* DATA ROWS:
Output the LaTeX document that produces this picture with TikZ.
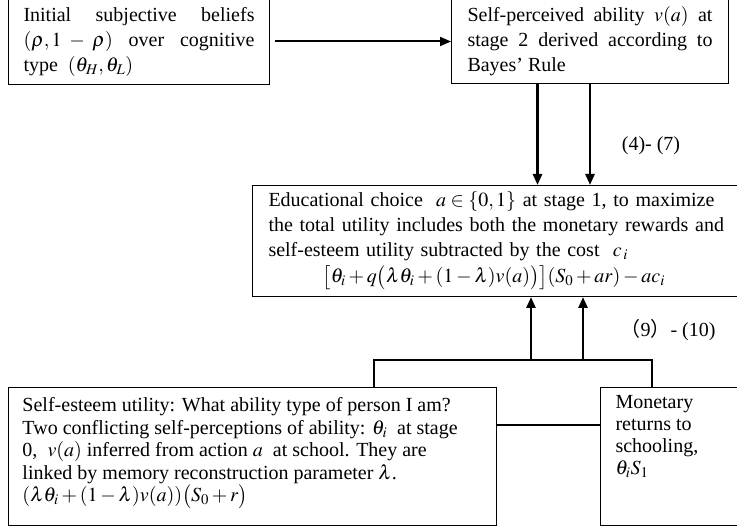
\documentclass[tikz,border=0pt]{standalone}
\usepackage{mathptmx}
\usepackage[no-math]{fontspec}
\setmainfont{Liberation Serif}
\newfontfamily\cjk{Noto Sans CJK SC}
\usetikzlibrary{arrows.meta}
\def\boxFont{\fontsize{20}{25}\selectfont}

\begin{document}
\begin{tikzpicture}[
    x=1pt, y=-1pt,
    >={Triangle[length=11pt,width=9pt]},
    every node/.style={font=\boxFont},
    box/.style={draw, line width=1pt, anchor=north west, inner ysep=0pt},
    flow/.style={->, line width=2.6pt},
    link/.style={line width=1.3pt}
]
\useasboundingbox (0,0) rectangle (737,529);
\clip (0,0) rectangle (737,529);

% stage boxes
\node[box, inner xsep=15pt, text width=231pt, minimum height=86pt, align=justify] (belief) at (8,-2)
    {Initial subjective beliefs\linebreak $(\rho,1-\rho)$ over cognitive\linebreak type\ \ $(\theta_H,\theta_L)$};
\node[box, inner xsep=16pt, text width=245pt, minimum height=85pt, align=justify] (selfperc) at (451,-2)
    {Self-perceived ability $v(a)$ at\linebreak stage 2 derived according to\linebreak Bayes' Rule};
\node[box, inner xsep=16pt, text width=470pt, minimum height=111pt, align=left] (choice) at (252,185)
    {Educational choice\ \ $a\in\{0,1\}$\ at stage 1, to maximize\\
     the total utility includes both the monetary rewards and\\
     self-esteem utility subtracted by the cost\ \ $c_{\,i}$\\[1pt]
     \hspace*{54pt}$\bigl[\theta_i+q\bigl(\lambda\theta_i+(1-\lambda)v(a)\bigr)\bigr](S_0+ar)-ac_i$};
\node[box, inner xsep=14pt, inner ysep=10pt] (esteem) at (8,387)
    {\parbox[t][118pt][t]{460pt}{\fontsize{20}{22.5}\selectfont
     Self-esteem utility: What ability type of person I am?\\
     Two conflicting self-perceptions of ability: $\theta_i$\ \ at stage\\
     0,\ \ $v(a)$ inferred from action $a$\ \ at school. They are\\
     linked by memory reconstruction parameter $\lambda$.\\
     $(\lambda\theta_i+(1-\lambda)v(a))\bigl(S_0+r\bigr)$}};
\node[box, inner xsep=15pt, inner ysep=8pt] (monetary) at (600,387)
    {\parbox[t][122pt][t]{115pt}{\fontsize{20}{22}\selectfont
     Monetary\\ returns to\\ schooling,\\ $\theta_iS_1$}};

% equation labels
\node (eqA) at (651,146) {(4)- (7)};
\node (eqB) at (668,330) {{\cjk （}9{\cjk ）}- (10)};

% bracket below the choice box
\coordinate (brL) at (374,360);
\coordinate (brR) at (652,360);
\coordinate (up1) at (531,360);
\coordinate (up2) at (583,360);

\draw[->, line width=2pt, shorten <=5pt] (belief.east) -- (belief.east -| selfperc.west);
\draw[flow] ([xshift=-52.5pt]selfperc.south) -- ([xshift=-52.5pt]selfperc.south |- choice.north);
\draw[flow] (selfperc.south) -- (selfperc.south |- choice.north);
\draw[flow] (up1) -- (up1 |- choice.south);
\draw[flow] (up2) -- (up2 |- choice.south);
\draw[link] (brL |- esteem.north) -- (brL) -- (brR) -- (brR |- monetary.north);
\draw[link] ([yshift=-38pt]esteem.north east) -- ([yshift=-38pt]esteem.north east -| monetary.west);
\end{tikzpicture}
\end{document}
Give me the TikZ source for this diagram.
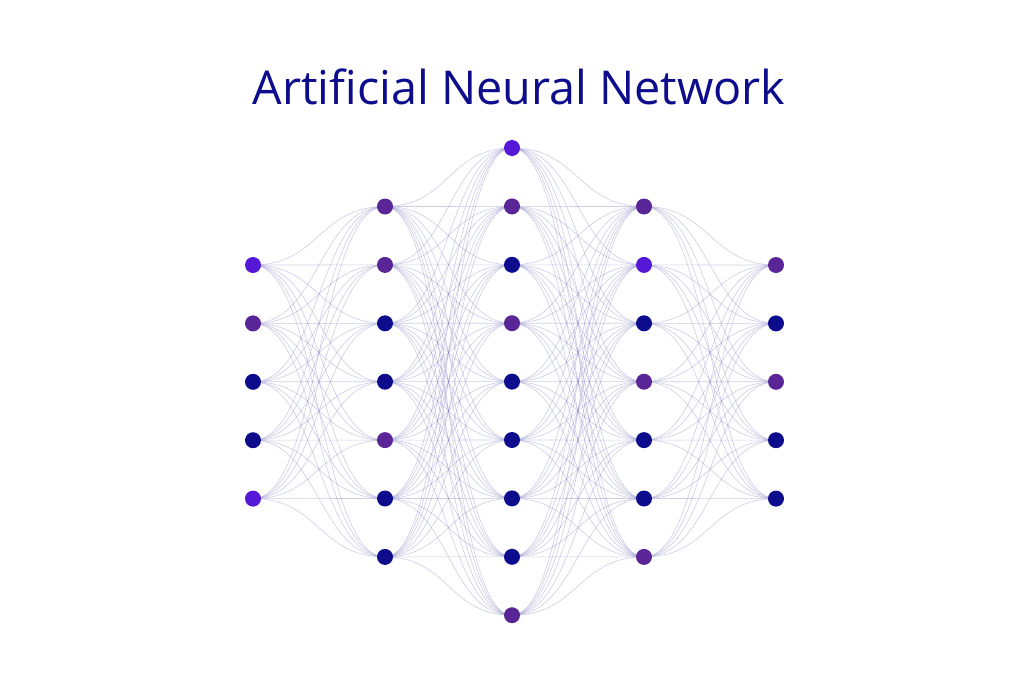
\documentclass[tikz,border=0pt]{standalone}
\usepackage{fontspec}
\setmainfont{Open Sans}
\usetikzlibrary{backgrounds}
\definecolor{navy}{HTML}{0C0C8C}
\definecolor{purp}{HTML}{5A2596}
\definecolor{viol}{HTML}{5518D6}
\definecolor{edgec}{HTML}{7070B8}
\tikzset{
  neuron/.style={circle,inner sep=0pt,minimum size=16pt,draw=none},
  edge/.style={draw=edgec,line width=0.6pt,opacity=0.35},
  title/.style={text=navy,font=\fontsize{46.7}{54}\selectfont}
}
\begin{document}
\begin{tikzpicture}[x=1pt,y=-1pt]
\useasboundingbox (0,0) rectangle (1024,683);
\node[title] (t) at (519,87) {Artificial Neural Network};
\def\dy{58.4}
\foreach \c [count=\i] in {viol,purp,navy,navy,viol}
  \node[neuron,fill=\c] (a\i) at (253,{265+(\i-1)*\dy}) {};
\foreach \c [count=\i] in {purp,purp,navy,navy,purp,navy,navy}
  \node[neuron,fill=\c] (b\i) at (385,{206.5+(\i-1)*\dy}) {};
\foreach \c [count=\i] in {viol,purp,navy,purp,navy,navy,navy,navy,purp}
  \node[neuron,fill=\c] (c\i) at (512,{148+(\i-1)*\dy}) {};
\foreach \c [count=\i] in {purp,viol,navy,purp,navy,navy,purp}
  \node[neuron,fill=\c] (d\i) at (644,{206.5+(\i-1)*\dy}) {};
\foreach \c [count=\i] in {purp,navy,purp,navy,navy}
  \node[neuron,fill=\c] (e\i) at (776,{265+(\i-1)*\dy}) {};
\begin{scope}[on background layer]
\foreach \i in {1,...,5} \foreach \j in {1,...,7}
  \draw[edge] (a\i.center) .. controls +(66,0) and +(-66,0) .. (b\j.center);
\foreach \i in {1,...,7} \foreach \j in {1,...,9}
  \draw[edge] (b\i.center) .. controls +(64,0) and +(-64,0) .. (c\j.center);
\foreach \i in {1,...,9} \foreach \j in {1,...,7}
  \draw[edge] (c\i.center) .. controls +(66,0) and +(-66,0) .. (d\j.center);
\foreach \i in {1,...,7} \foreach \j in {1,...,5}
  \draw[edge] (d\i.center) .. controls +(66,0) and +(-66,0) .. (e\j.center);
\end{scope}
\end{tikzpicture}
\end{document}
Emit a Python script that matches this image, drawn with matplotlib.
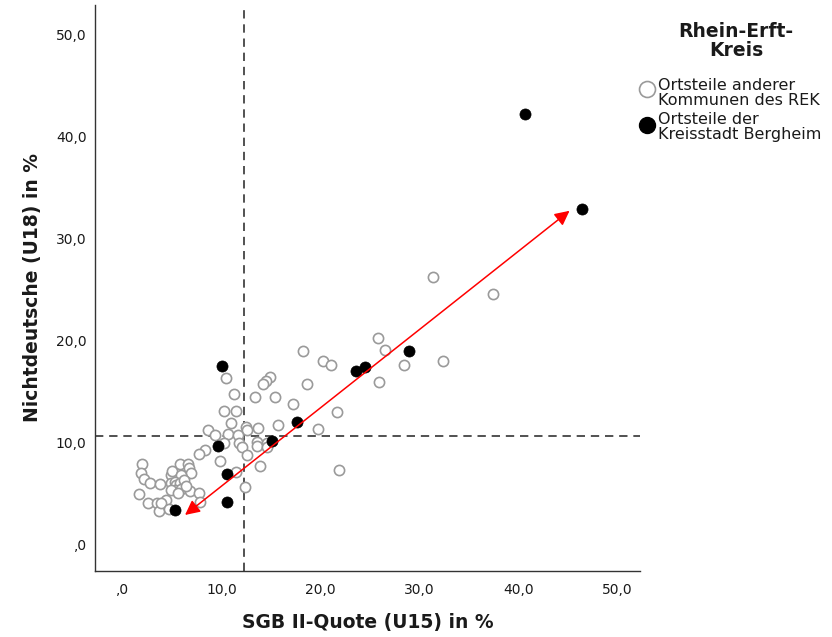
import matplotlib
matplotlib.use("Agg")
import matplotlib.pyplot as plt
from matplotlib.lines import Line2D

# ---------------- data ----------------
other_x = [31.40, 37.46, 32.41, 28.46, 25.83, 26.54, 25.94, 18.25, 20.27, 21.08,
           18.66, 14.91, 14.51, 14.21, 15.42, 17.24, 21.69, 15.72, 19.77, 21.89,
           11.27, 13.40, 10.26, 11.48, 10.97, 12.49, 13.70, 12.59, 8.65, 9.35,
           10.67, 11.68, 10.26, 11.78, 12.08, 13.60, 13.60, 14.61, 14.61, 8.34,
           7.74, 12.59, 9.86, 13.90, 11.48, 12.39, 1.97, 1.87, 2.17, 2.78,
           3.79, 1.67, 2.58, 3.49, 3.69, 4.40, 3.89, 4.70, 4.90, 5.00,
           5.81, 6.62, 6.72, 6.93, 5.92, 4.90, 5.31, 5.41, 5.81, 5.31,
           4.90, 5.92, 5.61, 6.83, 7.74, 7.84, 10.47, 6.22, 6.42]
other_y = [26.25, 24.58, 18.02, 17.63, 20.27, 19.10, 15.96, 19.00, 18.02, 17.63,
           15.77, 16.45, 16.06, 15.77, 14.50, 13.81, 13.03, 11.75, 11.36, 7.35,
           14.79, 14.50, 13.12, 13.12, 11.95, 11.56, 11.46, 11.26, 11.26, 10.77,
           10.87, 10.77, 9.99, 9.99, 9.60, 10.09, 9.70, 9.99, 9.60, 9.30,
           8.91, 8.81, 8.23, 7.74, 7.15, 5.68, 7.93, 7.05, 6.46, 6.07,
           5.97, 5.00, 4.11, 4.11, 3.33, 4.41, 4.11, 3.53, 6.86, 7.25,
           7.93, 7.93, 7.54, 7.05, 6.86, 6.07, 6.17, 5.88, 6.07, 5.39,
           5.39, 5.48, 5.09, 5.29, 5.09, 4.21, 16.36, 6.37, 5.78]

berg_x = [5.26, 10.60, 10.52, 9.61, 10.06, 15.14, 17.64, 23.64, 24.49, 28.94, 40.63, 46.43]
berg_y = [3.38, 4.18, 7.00, 9.73, 17.53, 10.17, 12.08, 17.07, 17.43, 19.03, 42.18, 32.91]

mean_x = 12.29
mean_y = 10.68
arrow_start = (6.32, 2.94)
arrow_end = (45.18, 32.74)

tick_vals = [0, 10, 20, 30, 40, 50]
tick_labels = [",0", "10,0", "20,0", "30,0", "40,0", "50,0"]

legend_title = "Rhein-Erft-\nKreis"
label_other = "Ortsteile anderer\nKommunen des REK"
label_berg = "Ortsteile der\nKreisstadt Bergheim"
xlabel = "SGB II-Quote (U15) in %"
ylabel = "Nichtdeutsche (U18) in %"

# ---------------- figure ----------------
plt.rcParams['font.family'] = ['DejaVu Sans']
W, H = 832, 637
fig = plt.figure(figsize=(W / 100, H / 100), dpi=100)
ax = fig.add_axes([95 / W, 1 - 571 / H, (640 - 95) / W, (571 - 5) / H])

ax.set_xlim(-2.78, 52.3)
ax.set_ylim(-2.55, 52.9)

ax.axvline(mean_x, color="#333333", lw=1.2, ls=(0, (5, 3.5)), zorder=1)
ax.axhline(mean_y, color="#333333", lw=1.2, ls=(0, (5, 3.5)), zorder=1)

ax.scatter(other_x, other_y, s=54, facecolors="white", edgecolors="#9a9a9a",
           linewidths=1.2, zorder=3)
ax.scatter(berg_x, berg_y, s=64, facecolors="black", edgecolors="black",
           linewidths=0.5, zorder=4)

ax.annotate("", xy=arrow_end, xytext=arrow_start,
            arrowprops=dict(arrowstyle="<|-|>", color="#ff0000", lw=1.1,
                            mutation_scale=22, shrinkA=0, shrinkB=0),
            zorder=5)

for s in ["top", "right"]:
    ax.spines[s].set_visible(False)
for s in ["left", "bottom"]:
    ax.spines[s].set_linewidth(1.0)
    ax.spines[s].set_color("#333333")

ax.set_xticks(tick_vals)
ax.set_xticklabels(tick_labels)
ax.set_yticks(tick_vals)
ax.set_yticklabels(tick_labels)
ax.tick_params(axis="both", length=0, labelsize=10, colors="#1a1a1a")
ax.tick_params(axis="x", pad=9)
ax.tick_params(axis="y", pad=6)

ax.set_xlabel(xlabel, fontsize=13.5, fontweight="bold", color="#1a1a1a", labelpad=11)
ax.set_ylabel(ylabel, fontsize=13.5, fontweight="bold", color="#1a1a1a", labelpad=10)

# legend (manual)
fig.text(736 / W, 1 - 41 / H, legend_title, ha="center", va="center",
         fontsize=13.5, fontweight="bold", color="#1a1a1a", linespacing=1.05)
fig.add_artist(Line2D([647 / W], [1 - 89 / H], marker="o", markersize=11.5,
                      markerfacecolor="white", markeredgecolor="#9a9a9a",
                      markeredgewidth=1.2, transform=fig.transFigure))
fig.add_artist(Line2D([647 / W], [1 - 125 / H], marker="o", markersize=11.5,
                      markerfacecolor="black", markeredgecolor="black",
                      transform=fig.transFigure))
fig.text(658 / W, 1 - 93 / H, label_other, ha="left", va="center",
         fontsize=11.5, color="#1a1a1a", linespacing=1.05)
fig.text(658 / W, 1 - 127 / H, label_berg, ha="left", va="center",
         fontsize=11.5, color="#1a1a1a", linespacing=1.05)

fig.savefig("out.png", dpi=100)
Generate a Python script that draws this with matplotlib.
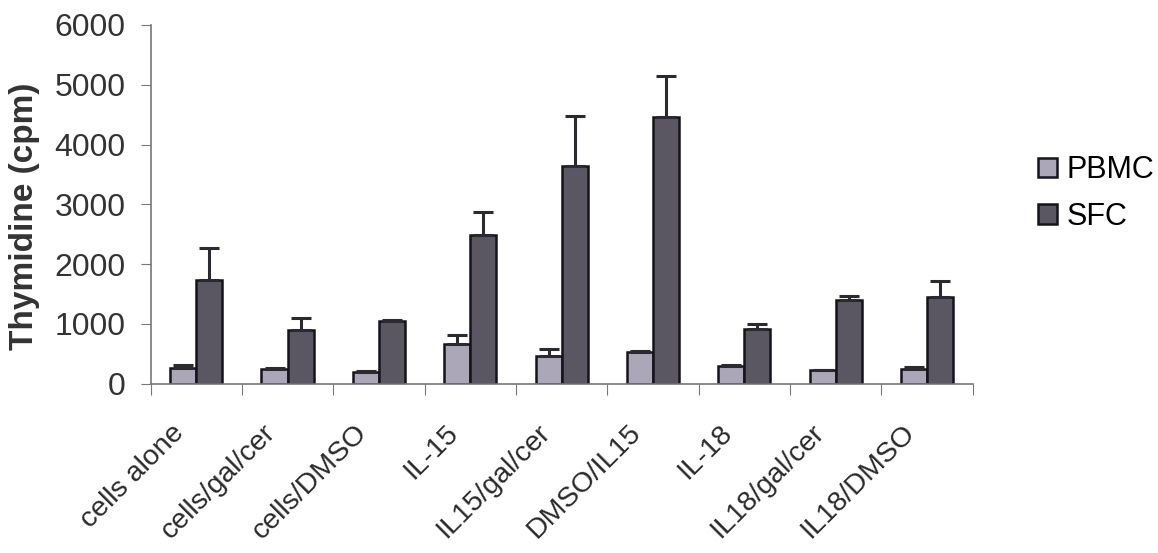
import numpy as np
import matplotlib.pyplot as plt
from matplotlib.transforms import ScaledTranslation, blended_transform_factory

plt.rcParams["font.family"] = ["Liberation Sans", "DejaVu Sans"]

# === Données ===
categories = ["cells alone", "cells/gal/cer", "cells/DMSO", "IL-15", "IL15/gal/cer",
              "DMSO/IL15", "IL-18", "IL18/gal/cer", "IL18/DMSO"]
pbmc = [270, 240, 200, 670, 460, 525, 300, 225, 255]
pbmc_err = [45, 20, 10, 145, 120, 25, 15, 10, 20]
sfc = [1740, 900, 1055, 2490, 3645, 4460, 915, 1395, 1450]
sfc_err = [530, 200, 10, 380, 830, 690, 90, 80, 260]

# === Graphique ===
fig = plt.figure(figsize=(11.58, 5.53), dpi=100)
ax = fig.add_axes([0.130, 0.306, 0.710, 0.649])

x = np.arange(len(categories))
w = 1 / 3.5
ekw = dict(ecolor="#2a2a30", elinewidth=2.2, capsize=7, capthick=2.2)
ax.bar(x - w / 2, pbmc, w, yerr=[np.zeros(len(pbmc)), pbmc_err], color="#aba7b9",
       edgecolor="#15131c", linewidth=1.8, error_kw=ekw, label="PBMC")
ax.bar(x + w / 2, sfc, w, yerr=[np.zeros(len(sfc)), sfc_err], color="#5a5662",
       edgecolor="#15131c", linewidth=1.8, error_kw=ekw, label="SFC")

ax.set_xlim(-0.5, len(categories) - 0.5)
ax.set_ylim(0, 6000)
ax.set_yticks(range(0, 6001, 1000))
ax.set_xticks(np.arange(-0.5, len(categories), 1))
ax.set_xticklabels([])
ax.tick_params(axis="x", length=8, color="#777777")
ax.tick_params(axis="y", length=7, color="#777777", labelsize=23, labelcolor="#333333", pad=11)

# étiquettes inclinées façon Excel
trans = blended_transform_factory(ax.transData, ax.transAxes) + \
    ScaledTranslation(-0.25, -0.36, fig.dpi_scale_trans)
for xi, cat in zip(x, categories):
    ax.text(xi, 0, cat, transform=trans, rotation=45, ha="right", va="top",
            rotation_mode="anchor", fontsize=20.5, color="#2a2a2a")

for s in ["top", "right"]:
    ax.spines[s].set_visible(False)
for s in ["left", "bottom"]:
    ax.spines[s].set_color("#777777")
    ax.spines[s].set_linewidth(1.2)

ax.set_ylabel("Thymidine (cpm)", fontsize=24, fontweight="bold", color="#333333")
ax.yaxis.set_label_coords(-0.134, 0.468)

ax.legend(loc="center left", bbox_to_anchor=(1.080, 0.53), frameon=False, fontsize=22,
          handlelength=0.62, handleheight=0.62, handletextpad=0.3, labelspacing=0.55,
          borderpad=0, borderaxespad=0)

plt.savefig("out.png", dpi=100)
plt.close()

* DIRECTIONS FOR THIS TASK: Gather up the lines that contain the word "with".

* WORKED SOLUTION:
Output the LaTeX document that produces this picture with TikZ.
Emit a Python script that matches this image, drawn with matplotlib.
Generate a Python script that draws this with matplotlib.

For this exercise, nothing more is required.